* [Charts and diagrams as code]:
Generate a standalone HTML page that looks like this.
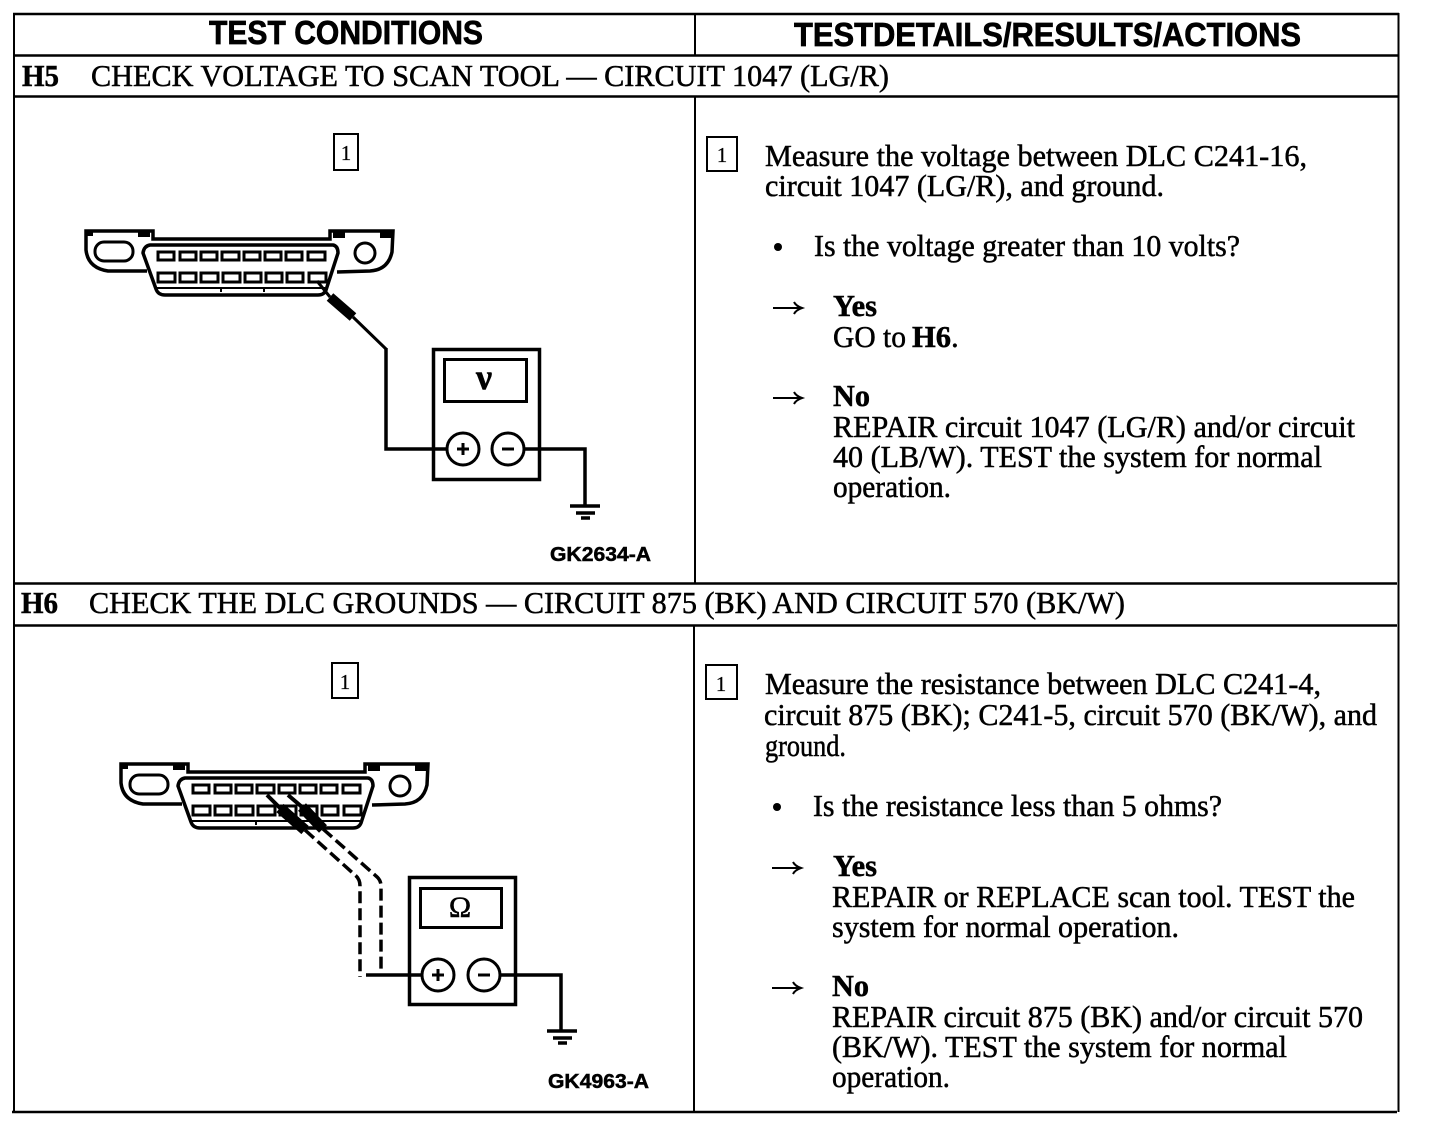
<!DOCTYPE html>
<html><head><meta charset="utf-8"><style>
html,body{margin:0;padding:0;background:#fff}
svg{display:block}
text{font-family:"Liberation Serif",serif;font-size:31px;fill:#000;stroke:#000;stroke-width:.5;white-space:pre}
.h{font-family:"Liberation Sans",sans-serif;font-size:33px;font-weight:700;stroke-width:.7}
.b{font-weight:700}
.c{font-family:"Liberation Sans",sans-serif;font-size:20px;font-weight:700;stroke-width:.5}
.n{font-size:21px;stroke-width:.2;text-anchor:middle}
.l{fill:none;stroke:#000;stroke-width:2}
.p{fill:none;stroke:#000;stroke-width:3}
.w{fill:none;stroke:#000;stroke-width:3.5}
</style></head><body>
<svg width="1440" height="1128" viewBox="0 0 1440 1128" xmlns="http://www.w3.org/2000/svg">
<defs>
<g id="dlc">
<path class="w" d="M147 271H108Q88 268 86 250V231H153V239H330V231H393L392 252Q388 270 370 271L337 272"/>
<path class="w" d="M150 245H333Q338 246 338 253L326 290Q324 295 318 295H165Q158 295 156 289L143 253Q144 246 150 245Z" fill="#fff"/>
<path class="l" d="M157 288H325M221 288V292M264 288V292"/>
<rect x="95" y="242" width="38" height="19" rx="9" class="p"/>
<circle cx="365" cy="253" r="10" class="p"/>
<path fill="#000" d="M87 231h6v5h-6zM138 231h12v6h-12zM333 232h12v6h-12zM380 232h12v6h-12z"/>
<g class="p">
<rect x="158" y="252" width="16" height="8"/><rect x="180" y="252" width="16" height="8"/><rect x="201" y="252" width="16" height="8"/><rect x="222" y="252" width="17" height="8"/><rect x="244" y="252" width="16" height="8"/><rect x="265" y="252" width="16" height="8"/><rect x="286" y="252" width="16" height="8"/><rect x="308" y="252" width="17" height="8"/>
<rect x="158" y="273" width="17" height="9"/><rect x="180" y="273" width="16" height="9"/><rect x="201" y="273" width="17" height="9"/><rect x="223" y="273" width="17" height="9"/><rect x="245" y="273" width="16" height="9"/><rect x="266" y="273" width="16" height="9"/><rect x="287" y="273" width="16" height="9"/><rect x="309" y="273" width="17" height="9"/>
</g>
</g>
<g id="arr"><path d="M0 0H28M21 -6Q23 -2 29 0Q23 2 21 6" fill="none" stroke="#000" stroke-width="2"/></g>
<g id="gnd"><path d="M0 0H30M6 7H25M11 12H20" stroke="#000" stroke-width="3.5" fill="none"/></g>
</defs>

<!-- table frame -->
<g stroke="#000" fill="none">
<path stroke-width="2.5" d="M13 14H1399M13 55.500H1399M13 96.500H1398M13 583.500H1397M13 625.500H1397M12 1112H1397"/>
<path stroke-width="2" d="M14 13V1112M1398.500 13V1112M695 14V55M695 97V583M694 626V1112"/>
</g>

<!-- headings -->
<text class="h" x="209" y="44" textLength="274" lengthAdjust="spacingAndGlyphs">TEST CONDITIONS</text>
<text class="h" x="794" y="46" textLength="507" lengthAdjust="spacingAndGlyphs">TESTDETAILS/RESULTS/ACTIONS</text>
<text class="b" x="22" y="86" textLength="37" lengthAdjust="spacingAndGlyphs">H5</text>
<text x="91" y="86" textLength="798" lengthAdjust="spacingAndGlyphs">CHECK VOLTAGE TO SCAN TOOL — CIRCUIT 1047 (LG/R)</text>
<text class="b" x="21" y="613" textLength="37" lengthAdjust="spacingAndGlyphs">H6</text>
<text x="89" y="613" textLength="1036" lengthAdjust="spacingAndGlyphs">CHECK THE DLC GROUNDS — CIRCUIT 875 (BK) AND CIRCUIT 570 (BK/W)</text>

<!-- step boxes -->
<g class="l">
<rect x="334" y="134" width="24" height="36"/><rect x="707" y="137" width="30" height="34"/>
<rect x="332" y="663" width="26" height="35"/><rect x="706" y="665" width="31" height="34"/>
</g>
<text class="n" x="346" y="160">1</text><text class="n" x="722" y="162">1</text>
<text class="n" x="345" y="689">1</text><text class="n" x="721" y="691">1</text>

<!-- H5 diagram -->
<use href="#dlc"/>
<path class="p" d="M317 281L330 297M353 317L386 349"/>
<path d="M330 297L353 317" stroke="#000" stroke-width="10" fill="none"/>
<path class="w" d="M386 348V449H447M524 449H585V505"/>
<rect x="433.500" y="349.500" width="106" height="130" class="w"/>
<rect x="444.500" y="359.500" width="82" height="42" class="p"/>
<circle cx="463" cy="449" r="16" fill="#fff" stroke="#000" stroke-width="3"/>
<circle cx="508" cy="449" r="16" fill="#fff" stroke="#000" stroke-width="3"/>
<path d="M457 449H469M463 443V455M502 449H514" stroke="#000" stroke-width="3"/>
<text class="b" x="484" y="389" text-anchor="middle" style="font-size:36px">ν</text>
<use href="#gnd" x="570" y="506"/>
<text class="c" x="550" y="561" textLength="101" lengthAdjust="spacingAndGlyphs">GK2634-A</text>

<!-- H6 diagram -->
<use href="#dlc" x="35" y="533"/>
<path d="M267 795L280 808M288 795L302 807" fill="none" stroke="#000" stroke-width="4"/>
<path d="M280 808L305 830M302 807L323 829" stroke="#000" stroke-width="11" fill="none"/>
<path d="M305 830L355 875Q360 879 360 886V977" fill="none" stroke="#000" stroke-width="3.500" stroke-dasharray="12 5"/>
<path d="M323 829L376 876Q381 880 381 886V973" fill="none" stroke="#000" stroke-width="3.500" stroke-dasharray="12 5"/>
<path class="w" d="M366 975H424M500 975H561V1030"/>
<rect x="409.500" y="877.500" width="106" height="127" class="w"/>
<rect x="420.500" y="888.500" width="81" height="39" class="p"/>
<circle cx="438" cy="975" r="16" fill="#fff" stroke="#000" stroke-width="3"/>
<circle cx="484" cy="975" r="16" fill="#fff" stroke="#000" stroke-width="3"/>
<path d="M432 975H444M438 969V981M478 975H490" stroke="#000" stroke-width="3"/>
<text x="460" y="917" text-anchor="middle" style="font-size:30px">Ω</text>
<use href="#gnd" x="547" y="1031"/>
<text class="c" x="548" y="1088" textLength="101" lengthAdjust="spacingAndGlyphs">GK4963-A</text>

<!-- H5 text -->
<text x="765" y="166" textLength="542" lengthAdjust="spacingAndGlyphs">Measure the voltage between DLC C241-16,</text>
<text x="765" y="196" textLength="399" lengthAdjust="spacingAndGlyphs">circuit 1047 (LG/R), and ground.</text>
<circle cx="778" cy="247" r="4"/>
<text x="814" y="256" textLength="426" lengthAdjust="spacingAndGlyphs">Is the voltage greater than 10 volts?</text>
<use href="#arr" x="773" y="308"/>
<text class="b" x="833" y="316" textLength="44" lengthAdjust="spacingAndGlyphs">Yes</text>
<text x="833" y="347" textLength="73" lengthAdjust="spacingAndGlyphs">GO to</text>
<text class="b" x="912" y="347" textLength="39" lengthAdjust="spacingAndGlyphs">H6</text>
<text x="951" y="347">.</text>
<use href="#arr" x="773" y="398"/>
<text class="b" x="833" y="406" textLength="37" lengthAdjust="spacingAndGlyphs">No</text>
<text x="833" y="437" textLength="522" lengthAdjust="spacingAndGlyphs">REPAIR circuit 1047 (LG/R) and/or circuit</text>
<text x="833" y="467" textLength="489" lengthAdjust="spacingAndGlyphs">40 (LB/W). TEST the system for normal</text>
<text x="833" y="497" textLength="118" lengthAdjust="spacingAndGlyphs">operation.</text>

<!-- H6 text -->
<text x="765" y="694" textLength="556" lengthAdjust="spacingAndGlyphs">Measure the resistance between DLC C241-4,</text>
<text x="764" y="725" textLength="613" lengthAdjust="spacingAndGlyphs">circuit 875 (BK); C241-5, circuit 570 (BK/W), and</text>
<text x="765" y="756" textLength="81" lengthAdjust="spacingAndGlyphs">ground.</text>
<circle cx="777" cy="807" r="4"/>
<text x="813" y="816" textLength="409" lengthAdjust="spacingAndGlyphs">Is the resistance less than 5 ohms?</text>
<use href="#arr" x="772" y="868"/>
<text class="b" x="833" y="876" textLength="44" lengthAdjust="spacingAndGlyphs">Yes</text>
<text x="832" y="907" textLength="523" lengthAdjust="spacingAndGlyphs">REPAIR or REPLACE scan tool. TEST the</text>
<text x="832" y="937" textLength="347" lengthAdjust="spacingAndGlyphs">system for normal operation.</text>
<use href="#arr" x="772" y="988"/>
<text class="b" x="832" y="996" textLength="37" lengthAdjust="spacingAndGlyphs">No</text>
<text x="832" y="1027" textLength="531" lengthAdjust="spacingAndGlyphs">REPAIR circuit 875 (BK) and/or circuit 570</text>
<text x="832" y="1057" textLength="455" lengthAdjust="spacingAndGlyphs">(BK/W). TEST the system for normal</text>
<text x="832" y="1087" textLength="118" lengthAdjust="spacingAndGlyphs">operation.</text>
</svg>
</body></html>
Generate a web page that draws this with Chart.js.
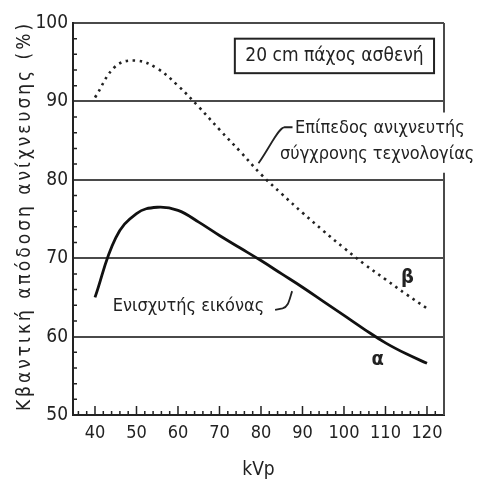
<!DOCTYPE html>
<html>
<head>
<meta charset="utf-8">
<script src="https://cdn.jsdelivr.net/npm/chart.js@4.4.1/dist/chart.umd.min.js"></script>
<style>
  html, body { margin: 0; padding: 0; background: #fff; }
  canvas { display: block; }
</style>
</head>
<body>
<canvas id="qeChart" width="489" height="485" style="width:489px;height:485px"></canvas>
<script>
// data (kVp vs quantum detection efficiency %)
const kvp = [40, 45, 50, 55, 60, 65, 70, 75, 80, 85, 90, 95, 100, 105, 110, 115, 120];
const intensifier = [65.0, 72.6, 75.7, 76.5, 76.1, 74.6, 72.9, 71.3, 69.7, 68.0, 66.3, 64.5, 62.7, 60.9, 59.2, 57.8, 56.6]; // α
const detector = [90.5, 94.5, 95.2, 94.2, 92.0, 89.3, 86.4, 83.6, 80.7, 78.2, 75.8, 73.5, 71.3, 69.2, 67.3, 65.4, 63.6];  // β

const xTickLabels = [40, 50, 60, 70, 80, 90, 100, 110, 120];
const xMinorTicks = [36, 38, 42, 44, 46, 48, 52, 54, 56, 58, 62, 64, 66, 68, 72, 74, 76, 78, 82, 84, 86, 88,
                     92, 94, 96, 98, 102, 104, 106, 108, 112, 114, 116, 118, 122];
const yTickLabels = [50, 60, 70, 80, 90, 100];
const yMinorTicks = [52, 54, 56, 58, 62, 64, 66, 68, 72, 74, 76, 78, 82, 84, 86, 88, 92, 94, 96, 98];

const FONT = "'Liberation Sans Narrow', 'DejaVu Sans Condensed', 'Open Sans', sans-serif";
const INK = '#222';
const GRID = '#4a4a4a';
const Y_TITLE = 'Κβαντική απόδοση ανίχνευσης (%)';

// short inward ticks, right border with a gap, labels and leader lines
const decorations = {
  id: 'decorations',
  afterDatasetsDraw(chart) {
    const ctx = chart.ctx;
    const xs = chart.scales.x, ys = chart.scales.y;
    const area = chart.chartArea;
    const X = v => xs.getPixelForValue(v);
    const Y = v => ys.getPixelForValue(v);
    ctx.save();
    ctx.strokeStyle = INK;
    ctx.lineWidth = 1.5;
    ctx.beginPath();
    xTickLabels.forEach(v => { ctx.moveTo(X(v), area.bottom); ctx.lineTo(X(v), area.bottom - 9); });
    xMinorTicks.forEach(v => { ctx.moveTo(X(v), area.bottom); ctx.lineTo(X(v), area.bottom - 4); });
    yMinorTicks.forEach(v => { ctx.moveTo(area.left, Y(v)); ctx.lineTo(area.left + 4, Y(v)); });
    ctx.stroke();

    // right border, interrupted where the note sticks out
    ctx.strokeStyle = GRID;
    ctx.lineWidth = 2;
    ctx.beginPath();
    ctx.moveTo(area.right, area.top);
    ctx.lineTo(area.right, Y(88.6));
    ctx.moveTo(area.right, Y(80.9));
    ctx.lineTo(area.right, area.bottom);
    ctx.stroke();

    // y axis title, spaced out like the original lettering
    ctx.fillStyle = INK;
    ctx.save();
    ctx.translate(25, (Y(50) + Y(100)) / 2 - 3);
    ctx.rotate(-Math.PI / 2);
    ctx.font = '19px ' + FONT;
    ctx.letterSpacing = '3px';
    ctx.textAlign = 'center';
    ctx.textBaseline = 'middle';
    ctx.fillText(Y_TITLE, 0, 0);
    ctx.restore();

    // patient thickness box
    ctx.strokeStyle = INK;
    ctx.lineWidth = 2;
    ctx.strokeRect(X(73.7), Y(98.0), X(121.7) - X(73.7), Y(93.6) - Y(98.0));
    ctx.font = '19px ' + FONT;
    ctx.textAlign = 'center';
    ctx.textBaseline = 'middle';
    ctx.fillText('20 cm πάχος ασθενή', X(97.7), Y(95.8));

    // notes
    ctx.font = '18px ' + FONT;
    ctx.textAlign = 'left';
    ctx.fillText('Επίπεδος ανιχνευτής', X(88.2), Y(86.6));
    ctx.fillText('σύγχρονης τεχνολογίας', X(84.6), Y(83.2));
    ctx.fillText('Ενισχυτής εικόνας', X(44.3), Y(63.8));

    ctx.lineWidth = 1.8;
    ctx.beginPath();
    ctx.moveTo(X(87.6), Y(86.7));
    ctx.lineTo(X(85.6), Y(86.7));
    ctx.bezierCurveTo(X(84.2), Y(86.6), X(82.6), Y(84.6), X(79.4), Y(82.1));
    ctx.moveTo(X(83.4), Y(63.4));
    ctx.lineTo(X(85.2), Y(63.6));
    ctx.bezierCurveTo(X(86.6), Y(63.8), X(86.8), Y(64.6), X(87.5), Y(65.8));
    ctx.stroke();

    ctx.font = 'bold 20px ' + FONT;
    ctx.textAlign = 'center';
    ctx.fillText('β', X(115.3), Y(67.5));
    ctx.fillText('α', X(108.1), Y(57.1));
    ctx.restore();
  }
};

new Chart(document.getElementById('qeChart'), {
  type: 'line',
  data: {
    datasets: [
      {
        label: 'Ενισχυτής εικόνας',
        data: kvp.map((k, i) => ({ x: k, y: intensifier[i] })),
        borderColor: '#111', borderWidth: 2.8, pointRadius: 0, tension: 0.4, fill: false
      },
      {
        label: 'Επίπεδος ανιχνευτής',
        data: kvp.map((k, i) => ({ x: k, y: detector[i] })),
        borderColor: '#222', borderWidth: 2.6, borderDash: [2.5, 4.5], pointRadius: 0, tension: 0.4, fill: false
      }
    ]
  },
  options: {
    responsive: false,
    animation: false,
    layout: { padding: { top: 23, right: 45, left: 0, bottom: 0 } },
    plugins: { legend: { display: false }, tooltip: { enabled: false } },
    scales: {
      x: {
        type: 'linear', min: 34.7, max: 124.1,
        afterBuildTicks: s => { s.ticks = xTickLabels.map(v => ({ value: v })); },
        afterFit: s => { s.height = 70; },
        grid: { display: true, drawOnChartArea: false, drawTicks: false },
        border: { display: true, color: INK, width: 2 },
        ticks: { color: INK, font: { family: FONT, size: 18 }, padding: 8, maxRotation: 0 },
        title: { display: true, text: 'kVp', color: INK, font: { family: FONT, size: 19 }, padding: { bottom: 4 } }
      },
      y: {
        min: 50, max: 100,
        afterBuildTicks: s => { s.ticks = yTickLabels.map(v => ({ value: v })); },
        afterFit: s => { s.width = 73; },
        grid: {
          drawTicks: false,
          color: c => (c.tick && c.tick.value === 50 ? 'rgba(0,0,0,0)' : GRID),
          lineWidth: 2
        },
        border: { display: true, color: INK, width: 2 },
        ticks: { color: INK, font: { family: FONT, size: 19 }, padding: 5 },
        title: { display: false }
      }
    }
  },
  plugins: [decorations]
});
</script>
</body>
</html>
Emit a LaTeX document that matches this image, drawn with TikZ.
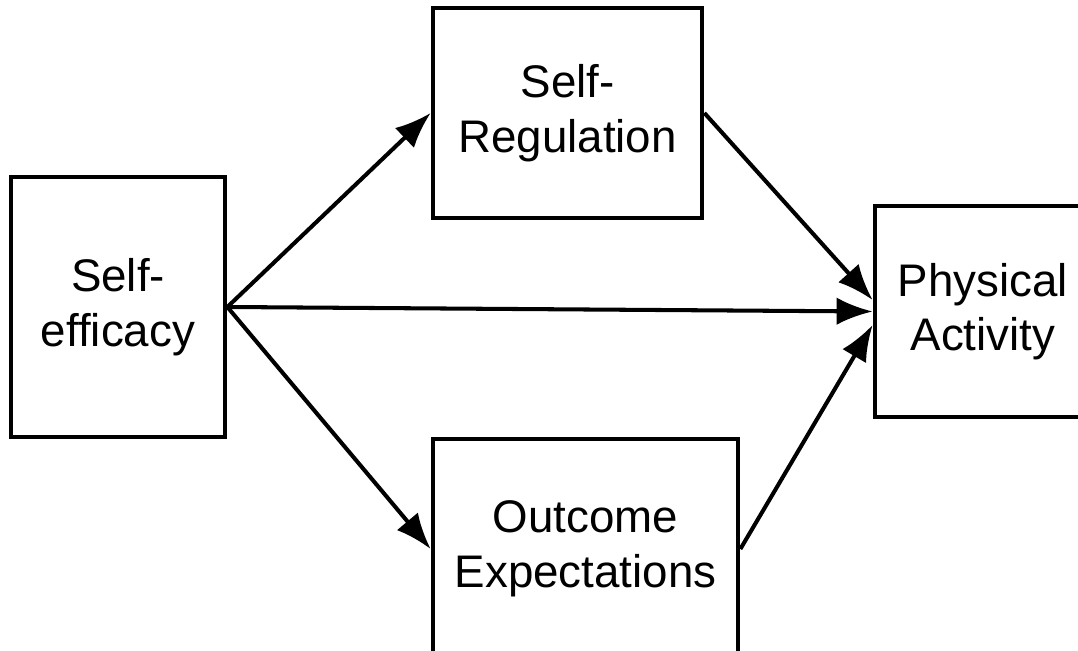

* [Exercise directions]:
List every line from the entries above in which "that" appears.

* [Expected output]:
Generate a standalone HTML page that looks like this.
Generate a web page that draws this with Chart.js.
Emit a LaTeX document that matches this image, drawn with TikZ.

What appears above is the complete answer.